<<<<
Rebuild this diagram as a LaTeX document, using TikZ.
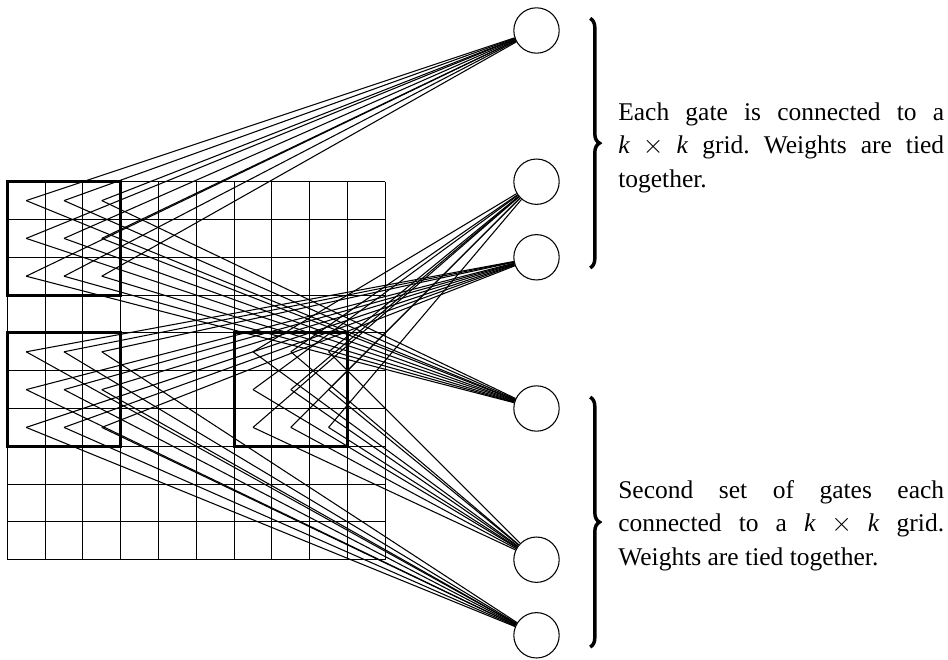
\documentclass[tikz,border=0pt]{standalone}
\usepackage{fontspec}
\setmainfont{Liberation Serif}
\usetikzlibrary{decorations.pathreplacing}
\newlength{\notew}\setlength{\notew}{4.31cm}
\frenchspacing

\begin{document}
\begin{tikzpicture}[x=0.5cm,y=0.5cm,thin]
  \tikzstyle{gate}=[draw, circle, minimum size=0.6cm, inner sep=0pt]
  \tikzstyle{window}=[line width=1.2pt]
  \tikzstyle{gatenote}=[anchor=west, inner sep=0pt, align=left, font=\fontsize{9.6}{12.55}\selectfont]
  \tikzstyle{gatebrace}=[decorate, decoration={brace, amplitude=3.5pt}, line width=1.3pt]

  \useasboundingbox (-0.193,4.807) rectangle (24.886,-12.653);

  % input grid
  \foreach \k in {0,...,10} {
    \draw (\k,0) -- (\k,-10);
    \draw (0,-\k) -- (10,-\k);
  }
  \foreach \i in {0,...,9} \foreach \j in {0,...,9}
    \coordinate (c-\i-\j) at (\i+0.5,-\j-0.5);

  % k x k windows
  \draw[window] (0,0) rectangle (3,-3);
  \draw[window] (0,-4) rectangle (3,-7);
  \draw[window] (6,-4) rectangle (9,-7);

  % gates
  \node[gate] (g1) at (14,4) {};
  \node[gate] (g2) at (14,0) {};
  \node[gate] (g3) at (14,-2) {};
  \node[gate] (g4) at (14,-6) {};
  \node[gate] (g5) at (14,-10) {};
  \node[gate] (g6) at (14,-12) {};

  % tied weights
  \foreach \i in {0,1,2} \foreach \j in {0,1,2} {
    \pgfmathtruncatemacro\ii{\i+6}
    \pgfmathtruncatemacro\jj{\j+4}
    \draw (c-\i-\j) -- (g1);
    \draw (c-\i-\j) -- (g4);
    \draw (c-\i-\jj) -- (g3);
    \draw (c-\i-\jj) -- (g6);
    \draw (c-\ii-\jj) -- (g2);
    \draw (c-\ii-\jj) -- (g5);
  }

  % braces and notes
  \coordinate (top1) at (15.42,4.32);
  \coordinate (bot1) at (15.42,-2.28);
  \coordinate (top2) at (15.42,-5.70);
  \coordinate (bot2) at (15.42,-12.31);
  \draw[gatebrace] (top1) -- (bot1);
  \draw[gatebrace] (top2) -- (bot2);

  \node[gatenote] (note1) at (16.15,0.9) {\makebox[\notew][s]{Each gate is connected to a}\\
    \makebox[\notew][s]{\textit{k}${}\times{}$\textit{k} grid. Weights are tied}\\
    together.};
  \node[gatenote] (note2) at (16.15,-9.1) {\makebox[\notew][s]{Second set of gates each}\\
    \makebox[\notew][s]{connected to a \textit{k}${}\times{}$\textit{k} grid.}\\
    Weights are tied together.};
\end{tikzpicture}
\end{document}
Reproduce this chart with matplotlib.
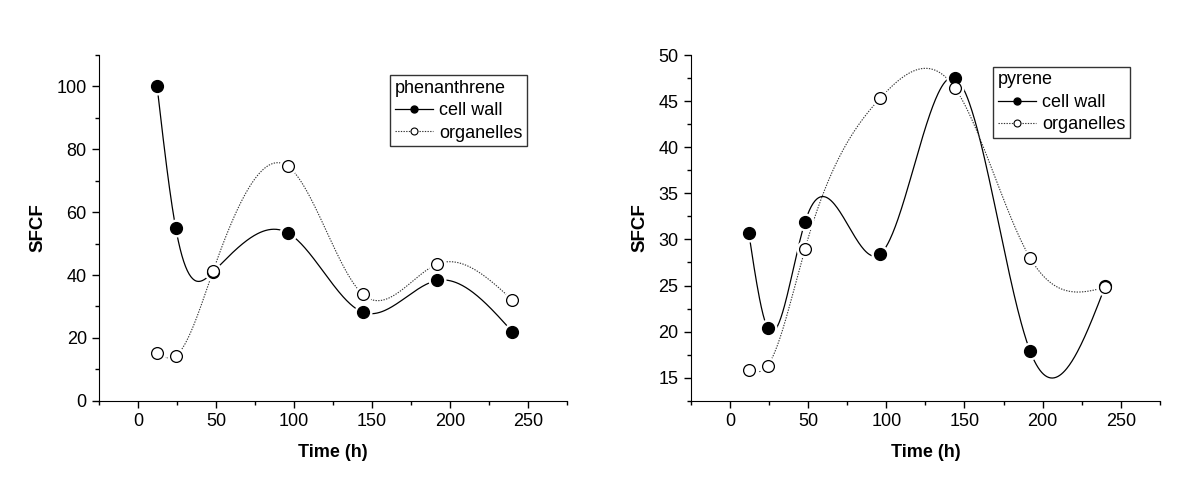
>>>>
### Task statement
The records above should be reproduced exactly, with no pictures included.

### Response to the exercise
Rebuild this diagram as a LaTeX document, using TikZ.
\documentclass[tikz,border=0pt]{standalone}
\usepackage{fontspec}
\setmainfont{Liberation Serif}
\usetikzlibrary{decorations.pathreplacing}
\newlength{\notew}\setlength{\notew}{4.31cm}
\frenchspacing

\begin{document}
\begin{tikzpicture}[x=0.5cm,y=0.5cm,thin]
  \tikzstyle{gate}=[draw, circle, minimum size=0.6cm, inner sep=0pt]
  \tikzstyle{window}=[line width=1.2pt]
  \tikzstyle{gatenote}=[anchor=west, inner sep=0pt, align=left, font=\fontsize{9.6}{12.55}\selectfont]
  \tikzstyle{gatebrace}=[decorate, decoration={brace, amplitude=3.5pt}, line width=1.3pt]

  \useasboundingbox (-0.193,4.807) rectangle (24.886,-12.653);

  % input grid
  \foreach \k in {0,...,10} {
    \draw (\k,0) -- (\k,-10);
    \draw (0,-\k) -- (10,-\k);
  }
  \foreach \i in {0,...,9} \foreach \j in {0,...,9}
    \coordinate (c-\i-\j) at (\i+0.5,-\j-0.5);

  % k x k windows
  \draw[window] (0,0) rectangle (3,-3);
  \draw[window] (0,-4) rectangle (3,-7);
  \draw[window] (6,-4) rectangle (9,-7);

  % gates
  \node[gate] (g1) at (14,4) {};
  \node[gate] (g2) at (14,0) {};
  \node[gate] (g3) at (14,-2) {};
  \node[gate] (g4) at (14,-6) {};
  \node[gate] (g5) at (14,-10) {};
  \node[gate] (g6) at (14,-12) {};

  % tied weights
  \foreach \i in {0,1,2} \foreach \j in {0,1,2} {
    \pgfmathtruncatemacro\ii{\i+6}
    \pgfmathtruncatemacro\jj{\j+4}
    \draw (c-\i-\j) -- (g1);
    \draw (c-\i-\j) -- (g4);
    \draw (c-\i-\jj) -- (g3);
    \draw (c-\i-\jj) -- (g6);
    \draw (c-\ii-\jj) -- (g2);
    \draw (c-\ii-\jj) -- (g5);
  }

  % braces and notes
  \coordinate (top1) at (15.42,4.32);
  \coordinate (bot1) at (15.42,-2.28);
  \coordinate (top2) at (15.42,-5.70);
  \coordinate (bot2) at (15.42,-12.31);
  \draw[gatebrace] (top1) -- (bot1);
  \draw[gatebrace] (top2) -- (bot2);

  \node[gatenote] (note1) at (16.15,0.9) {\makebox[\notew][s]{Each gate is connected to a}\\
    \makebox[\notew][s]{\textit{k}${}\times{}$\textit{k} grid. Weights are tied}\\
    together.};
  \node[gatenote] (note2) at (16.15,-9.1) {\makebox[\notew][s]{Second set of gates each}\\
    \makebox[\notew][s]{connected to a \textit{k}${}\times{}$\textit{k} grid.}\\
    Weights are tied together.};
\end{tikzpicture}
\end{document}
Reproduce this chart with matplotlib.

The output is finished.